See also: Best Credit Cards for Supermarkets
Finally, consider how you want to redeem your travel rewards. Co-branded airline and hotel credit cards will allow you to use your points through their loyalty program. Some loyalty programs restrict the use of points to designated seats and nights allotted for rewards. Others will offer no restrictions, and allow you to use your points for any seat or night as long as it hasn’t been purchased.
Other cards will have a travel portal that you have to use in order to redeem your points. Finally, the most flexible travel rewards cards will allow you to book any travel reservation you want, and redeem the points as statement credit toward those purchases.
The less flexibility you require, the higher the value of each point you’ll be able to get. (See also: Which Credit Cards Have the Best Travel Redemption Value)
How to Use the Card
Earning points is not a set-it-and-forget-it type of deal. As long as you're vigilant about paying your credit card bill on time — and you should be — forego the cash and pay with plastic. Take advantage of bonus categories and opportunities. For example, some travel credit cards even have their own shopping portal, letting you rack up additional rewards while making purchases through hundreds of partnering online retailers. Set all your monthly subscriptions and payments to your rewards earning credit card. Then watch your points add up.
How to Plan Out Your Trip
Once you’ve started using your card and your points balance begins to grow, start getting an idea of when you’ll be able to redeem your points visiting your credit card’s travel portal or the travel loyalty program for flights, stays, or packages that you’re interested in. Determine the points cost and estimate how long it would take for you to earn enough points based on your regular purchases and expenses. Once you’ve got a ballpark figure, you’ll know when you can redeem your points for travel.

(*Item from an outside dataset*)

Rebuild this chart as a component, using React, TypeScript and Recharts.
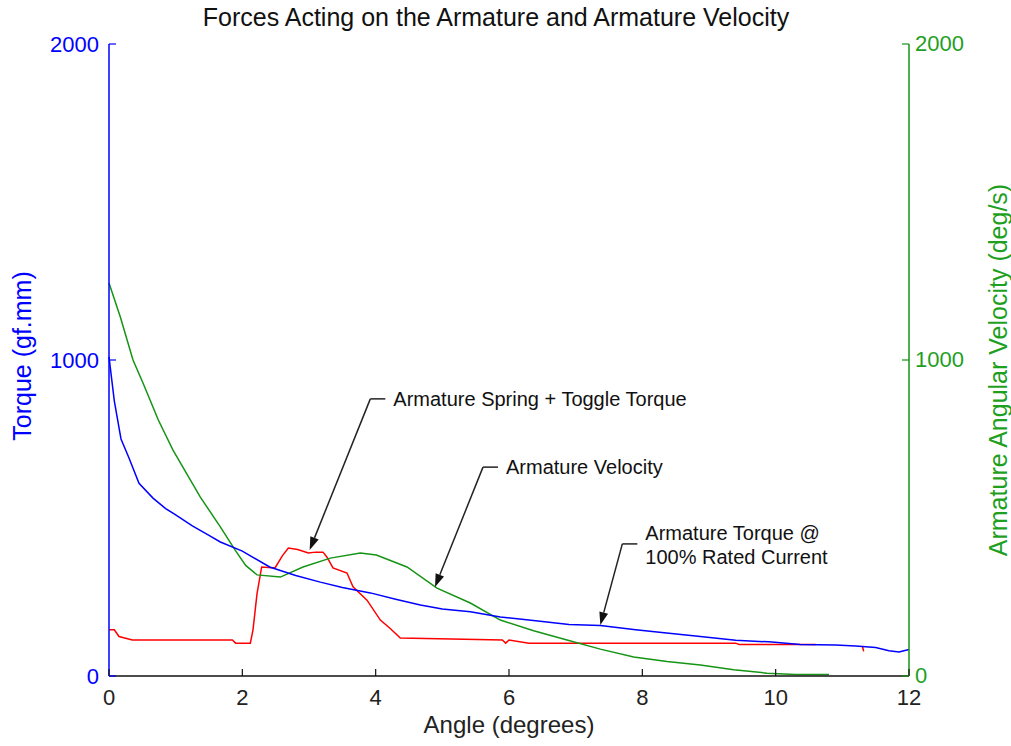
import {
  LineChart,
  Line,
  XAxis,
  YAxis,
  ReferenceLine,
} from "recharts";

// Armature torque @ 100% rated current (left axis, gf.mm)
const torqueAngle = [
  0, 0.08, 0.18, 0.3, 0.45, 0.66, 0.85, 1, 1.25, 1.5, 1.67, 2, 2.41, 2.8, 3.17,
  3.5, 3.92, 4.3, 4.67, 5, 5.42, 5.87, 6.4, 6.9, 7.37, 7.9, 8.4, 8.87, 9.4, 9.9,
  10.37, 10.9, 11.2, 11.5, 11.7, 11.85, 12,
];
const torqueValue = [
  1010, 870, 750, 690, 610, 563, 530, 510, 475, 445, 424, 395, 345, 318, 297,
  280, 263, 243, 225, 212, 203, 187, 175, 163, 160, 146, 135, 125, 113, 108,
  100, 98, 95, 90, 80, 76, 84,
];

// Armature spring + toggle torque (left axis, gf.mm)
const springAngle = [
  0, 0.08, 0.15, 0.35, 1.85, 1.9, 2.12, 2.16, 2.22, 2.29, 2.49, 2.6, 2.69, 2.83,
  2.99, 3.1, 3.21, 3.27, 3.36, 3.57, 3.66, 3.87, 4.07, 4.21, 4.37, 5.9, 5.95,
  6.0, 6.3, 9.4, 9.45, 10.6, 11.0, 11.3, 11.32,
];
const springValue: (number | null)[] = [
  146, 146, 125, 114, 114, 104, 104, 146, 260, 345, 342, 380, 405, 400, 389,
  392, 392, 376, 342, 326, 282, 240, 177, 152, 120, 114, 104, 114, 104, 104,
  100, 100, null, 95, 78,
];

// Armature angular velocity (right axis, deg/s)
const velocityAngle = [
  0, 0.17, 0.36, 0.51, 0.74, 0.96, 1.37, 1.67, 1.89, 2.05, 2.22, 2.57, 2.91,
  3.32, 3.77, 4.01, 4.47, 4.92, 5.42, 5.87, 6.37, 6.87, 7.37, 7.87, 8.37, 8.87,
  9.37, 9.87, 10.3, 10.8,
];
const velocityValue = [
  1244, 1136, 1000, 927, 810, 715, 566, 472, 399, 350, 320, 313, 345, 373, 389,
  383, 345, 278, 231, 177, 143, 114, 85, 60, 46, 35, 20, 9, 5, 5,
];

const angleTicks = [0, 2, 4, 6, 8, 10, 12];
const valueTicks = [0, 1000, 2000];

// callouts: elbow point and arrow tip in data units (left axis)
const callouts = [
  { lines: ["Armature Spring + Toggle Torque"], elbow: { x: 3.92, y: 877 }, tip: { x: 3.01, y: 399 } },
  { lines: ["Armature Velocity"], elbow: { x: 5.61, y: 661 }, tip: { x: 4.89, y: 282 } },
  { lines: ["Armature Torque @", "100% Rated Current"], elbow: { x: 7.7, y: 418 }, tip: { x: 7.37, y: 161 } },
];

const toPoints = (xs: number[], ys: (number | null)[]) =>
  xs.map((x, i) => ({ x, y: ys[i] }));

const torqueData = toPoints(torqueAngle, torqueValue);
const springData = toPoints(springAngle, springValue);
const velocityData = toPoints(velocityAngle, velocityValue);

const FONT = "'Liberation Sans', Arial, sans-serif";
const BLUE = "#0000ff";
const RED = "#ff0000";
const GREEN = "#159415";
const GREEN_TEXT = "#1f9f1f";
const TICK_LEN = 7;
const TICK_FONT = 22;

// tick with an inward tick mark; gap = distance from axis line to label anchor
const InTick = (side: "bottom" | "top" | "left" | "right", gap: number, color: string, textColor: string) =>
  (props: any) => {
    const { x, y, payload } = props;
    if (side === "top") {
      return <line x1={x} y1={y + gap} x2={x} y2={y + gap + TICK_LEN} stroke={color} strokeWidth={1.2} />;
    }
    if (side === "bottom") {
      const ay = y - gap;
      return (
        <g>
          <line x1={x} y1={ay} x2={x} y2={ay - TICK_LEN} stroke={color} strokeWidth={1.2} />
          <text x={x} y={y} dy="0.72em" textAnchor="middle" fontSize={TICK_FONT} fontFamily={FONT} fill={textColor}>
            {payload.value}
          </text>
        </g>
      );
    }
    if (side === "left") {
      const ax = x + gap;
      return (
        <g>
          <line x1={ax} y1={y} x2={ax + TICK_LEN} y2={y} stroke={color} strokeWidth={1.2} />
          <text x={x} y={y} dy="0.36em" textAnchor="end" fontSize={TICK_FONT} fontFamily={FONT} fill={textColor}>
            {payload.value}
          </text>
        </g>
      );
    }
    const ax = x - gap;
    return (
      <g>
        <line x1={ax} y1={y} x2={ax - TICK_LEN} y2={y} stroke={color} strokeWidth={1.2} />
        <text x={x} y={y} dy="0.34em" textAnchor="start" fontSize={TICK_FONT} fontFamily={FONT} fill={textColor}>
          {payload.value}
        </text>
      </g>
    );
  };

const Callout = (props: any) => {
  const { x1, y1, x2, y2, lines } = props;
  const dx = x2 - x1;
  const dy = y2 - y1;
  const len = Math.sqrt(dx * dx + dy * dy);
  const ux = dx / len;
  const uy = dy / len;
  const head = 13;
  const half = 4.5;
  const bx = x2 - ux * head;
  const by = y2 - uy * head;
  const arrow = `${x2},${y2} ${bx - uy * half},${by + ux * half} ${bx + uy * half},${by - ux * half}`;
  const offs = lines.length === 1 ? [0] : [-11, 13];
  return (
    <g>
      <line x1={x1} y1={y1} x2={bx} y2={by} stroke="#222" strokeWidth={1.5} />
      <polygon points={arrow} fill="#111" />
      <line x1={x1} y1={y1} x2={x1 + 15} y2={y1} stroke="#222" strokeWidth={1.5} />
      {lines.map((t: string, i: number) => (
        <text
          key={i}
          x={x1 + 23}
          y={y1 + offs[i]}
          dominantBaseline="central"
          fontSize={20}
          fontFamily={FONT}
          fill="#111"
        >
          {t}
        </text>
      ))}
    </g>
  );
};

const App = () => {
  return (
    <div style={{ position: "absolute", left: 0, top: 0, width: 1011, height: 746, background: "#fff" }}>
      <div
        style={{
          position: "absolute",
          left: 0,
          top: 3,
          width: 992,
          textAlign: "center",
          fontFamily: FONT,
          fontSize: 25,
          lineHeight: "28px",
          color: "#111",
        }}
      >
        Forces Acting on the Armature and Armature Velocity
      </div>
      <LineChart
        width={1011}
        height={746}
        margin={{ top: 44, right: 32, bottom: 30, left: 39 }}
        style={{ fontFamily: FONT }}
      >
        <XAxis
          xAxisId="top"
          orientation="top"
          type="number"
          dataKey="x"
          domain={[0, 12]}
          ticks={angleTicks}
          height={0}
          tickSize={0}
          tickMargin={0}
          tickLine={false}
          tick={InTick("top", 0, "#333", "#333")}
          axisLine={{ stroke: "#333", strokeWidth: 1.5 }}
        />
        <XAxis
          type="number"
          dataKey="x"
          domain={[0, 12]}
          ticks={angleTicks}
          height={40}
          tickSize={0}
          tickMargin={13}
          tickLine={false}
          tick={InTick("bottom", 13, "#111", "#222")}
          axisLine={{ stroke: "#111", strokeWidth: 1.5 }}
          label={{
            content: ({ viewBox }: any) => (
              <text
                x={viewBox.x + viewBox.width / 2}
                y={viewBox.y + 48}
                textAnchor="middle"
                dominantBaseline="central"
                fontSize={24}
                fontFamily={FONT}
                fill="#222"
              >
                Angle (degrees)
              </text>
            ),
          }}
        />
        <YAxis
          yAxisId="left"
          domain={[0, 2000]}
          ticks={valueTicks}
          width={70}
          tickSize={0}
          tickMargin={10}
          tickLine={false}
          tick={InTick("left", 10, BLUE, BLUE)}
          axisLine={{ stroke: BLUE, strokeWidth: 1.5 }}
          label={{
            content: ({ viewBox }: any) => {
              const cx = viewBox.x + viewBox.width - 87;
              const cy = viewBox.y + viewBox.height / 2 - 4;
              return (
                <text
                  x={cx}
                  y={cy}
                  transform={`rotate(-90 ${cx} ${cy})`}
                  textAnchor="middle"
                  dominantBaseline="central"
                  fontSize={25}
                  fontFamily={FONT}
                  fill={BLUE}
                >
                  Torque (gf.mm)
                </text>
              );
            },
          }}
        />
        <YAxis
          yAxisId="right"
          orientation="right"
          domain={[0, 2000]}
          ticks={valueTicks}
          width={70}
          tickSize={0}
          tickMargin={6}
          tickLine={false}
          tick={InTick("right", 6, GREEN, GREEN_TEXT)}
          axisLine={{ stroke: GREEN, strokeWidth: 1.5 }}
          label={{
            content: ({ viewBox }: any) => {
              const cx = viewBox.x + 89;
              const cy = viewBox.y + viewBox.height / 2 + 10;
              return (
                <text
                  x={cx}
                  y={cy}
                  transform={`rotate(-90 ${cx} ${cy})`}
                  textAnchor="middle"
                  dominantBaseline="central"
                  fontSize={25}
                  fontFamily={FONT}
                  fill={GREEN_TEXT}
                >
                  Armature Angular Velocity (deg/s)
                </text>
              );
            },
          }}
        />
        <Line
          yAxisId="left"
          data={springData}
          dataKey="y"
          type="linear"
          stroke={RED}
          strokeWidth={1.5}
          dot={false}
          connectNulls={false}
          isAnimationActive={false}
        />
        <Line
          yAxisId="right"
          data={velocityData}
          dataKey="y"
          type="linear"
          stroke={GREEN}
          strokeWidth={1.5}
          dot={false}
          isAnimationActive={false}
        />
        <Line
          yAxisId="left"
          data={torqueData}
          dataKey="y"
          type="linear"
          stroke={BLUE}
          strokeWidth={1.5}
          dot={false}
          isAnimationActive={false}
        />
        {callouts.map((c, i) => (
          <ReferenceLine
            key={i}
            yAxisId="left"
            segment={[c.elbow, c.tip]}
            shape={(p: any) => <Callout {...p} lines={c.lines} />}
          />
        ))}
      </LineChart>
    </div>
  );
};

export default App;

Don’t forget that each airline and hotel have partners that either allow you to book through the same loyalty program or transfer points to other programs to book awards as well. Each credit card issuer also have a variety of travel partners.
Finally, if you’ve chosen a credit card that offers a statement credit on travel purchases, you can just browse any travel booking site to figure the cost of your trip, and use a 1 cent to 1 point calculation to figure out when you’ll have enough points to pay for it.

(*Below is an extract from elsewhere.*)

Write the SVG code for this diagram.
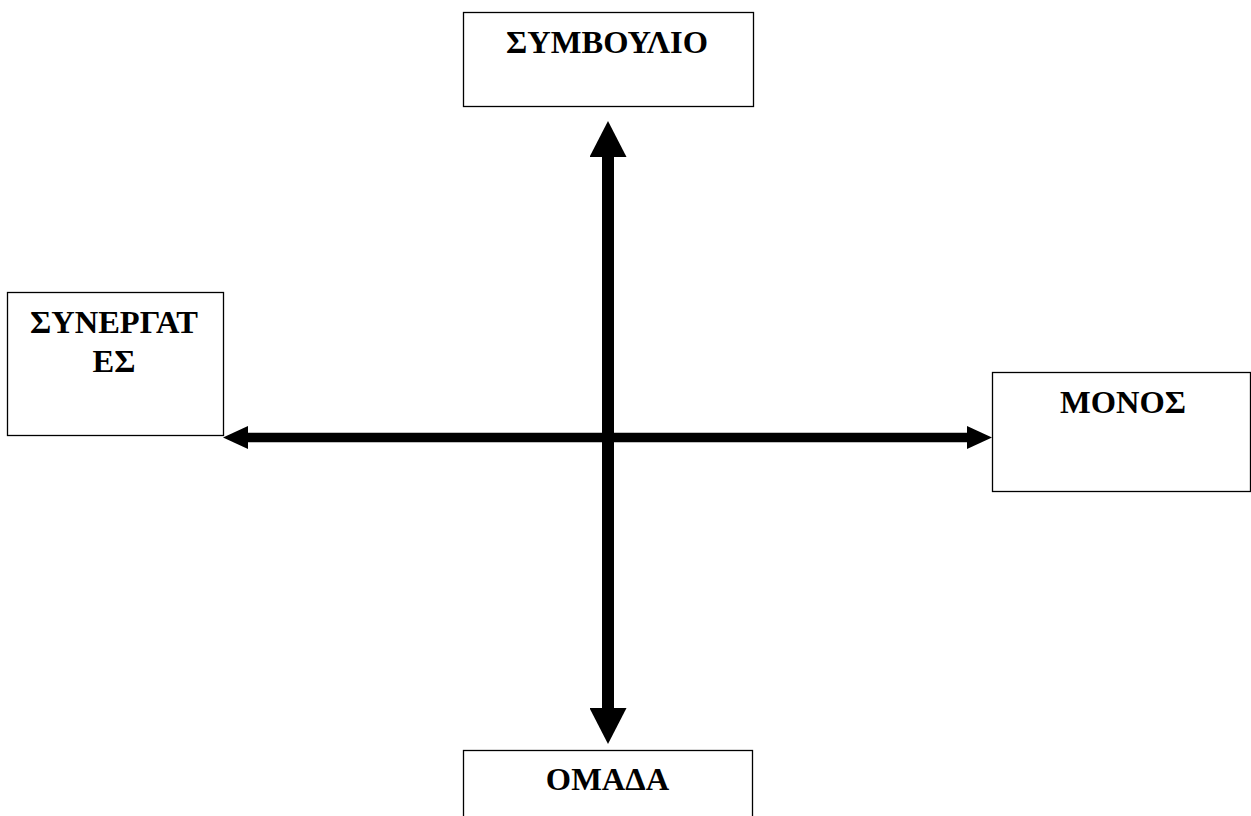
<svg xmlns="http://www.w3.org/2000/svg" width="1251" height="816" viewBox="0 0 1251 816">
<style>
.box{fill:#fff;stroke:#000;stroke-width:1.3}
.lbl{font-family:"Liberation Serif","DejaVu Serif",serif;font-weight:bold;font-size:32.5px;fill:#000;text-anchor:middle}
.ax{stroke:#000;fill:none}
</style>
<defs>
<marker id="headV" viewBox="0 0 36 37" markerWidth="36" markerHeight="37" refX="0" refY="18.5" markerUnits="userSpaceOnUse" orient="auto-start-reverse">
<path d="M0,0 L36,18.5 L0,37 z" fill="#000"/>
</marker>
<marker id="headH" viewBox="0 0 25 23" markerWidth="25" markerHeight="23" refX="0" refY="11.5" markerUnits="userSpaceOnUse" orient="auto-start-reverse">
<path d="M0,0 L25,11.5 L0,23 z" fill="#000"/>
</marker>
</defs>
<rect width="1251" height="816" fill="#fff"/>
<g id="connectors">
<line class="ax" x1="608" y1="157" x2="608" y2="708" stroke-width="12" marker-start="url(#headV)" marker-end="url(#headV)"/>
<line class="ax" x1="248" y1="437.5" x2="967" y2="437.5" stroke-width="9.5" marker-start="url(#headH)" marker-end="url(#headH)"/>
</g>
<g id="symvoulio">
<rect class="box" x="463.5" y="12.5" width="290" height="94"/>
<text class="lbl" x="607" y="53">ΣΥΜΒΟΥΛΙΟ</text>
</g>
<g id="synergates">
<rect class="box" x="7.5" y="292.5" width="216" height="143"/>
<text class="lbl" x="114" y="333">ΣΥΝΕΡΓΑΤ</text>
<text class="lbl" x="114" y="372">ΕΣ</text>
</g>
<g id="monos">
<rect class="box" x="992.5" y="372.5" width="258" height="119"/>
<text class="lbl" x="1123" y="413">ΜΟΝΟΣ</text>
</g>
<g id="omada">
<rect class="box" x="463.5" y="750.5" width="289" height="80"/>
<text class="lbl" x="607.5" y="790">ΟΜΑΔΑ</text>
</g>
</svg>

When to Consider Cash Back
Some forms of travel don't lend themselves to rewards points. Maybe you prefer long road trips. Maybe you're planning a cruise. If this is the case, look into a cash back card. Cash back cards will convert the points you earn into credits to spend as cash. This is also a good way to cover incidental expenses and other small costs while traveling. Not to mention you can always use cash for non-travel expenses as well.
While cash back cards don’t offer the same potential value of travel rewards points (each travel rewards point can be worth a few cents, depending on the type of travel you redeem them for, whereas cash back points are almost always worth 1 cent per point), you won’t risk losing out since you can always use cash, whereas you might end up with leftover travel points.